Hence, the goal of this internship will be to propose a methodology to numerically simulate the OH* signal in practical hydrogen/air burners experimentally measured by IMFT and ICARE within the TOHREAU project. First, canonical H2/air flame simulations (fully premixed and diffusion) will be carried out using the open-source chemical kinetics software CANTERA and existing detailed H2/air chemistry from the litterature including OH* sub-mechanism to investigate the link between heat release rate and OH*. Then, the in-house reduction code ARCANE co-developed with Cornell University will be used to produce a reduced H2/air chemistry including OH* compatible with CFD. Finally, Direct Numerical Simulation (DNS) of laminar H2/air M- and V-flames measured at IMFT will be carried out using AVBP, the combustion code developed at CERFACS, to analyse flame/turbulence interactions.

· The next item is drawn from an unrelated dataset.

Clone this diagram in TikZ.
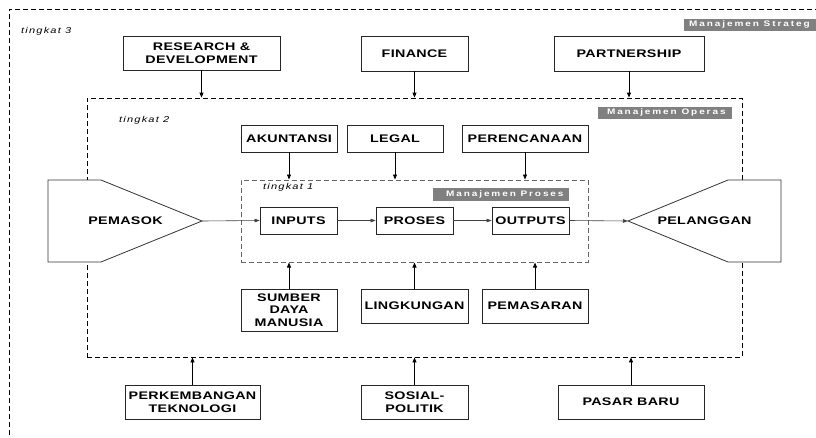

The internship program is hereafter detailed:

  • Bibliography study and training on numerical combustion, CANTERA and AVBP.
  • 1D simulations in CANTERA of premixed and diffusion H2/Air flames using detailed chemical mechanisms and including OH* sub-mechanism. Validation with measurements found in literature. Study of the link between OH* and heat release rate.
  • Derivation and validation of a reduced chemical mechanism to be used for CFD using ARCANE (https://chemistry.cerfacs.fr/en/arcane/).
  • DNS with AVBP (https://www.cerfacs.fr/avbp7x/) of laminar H2/air M- and V-flames.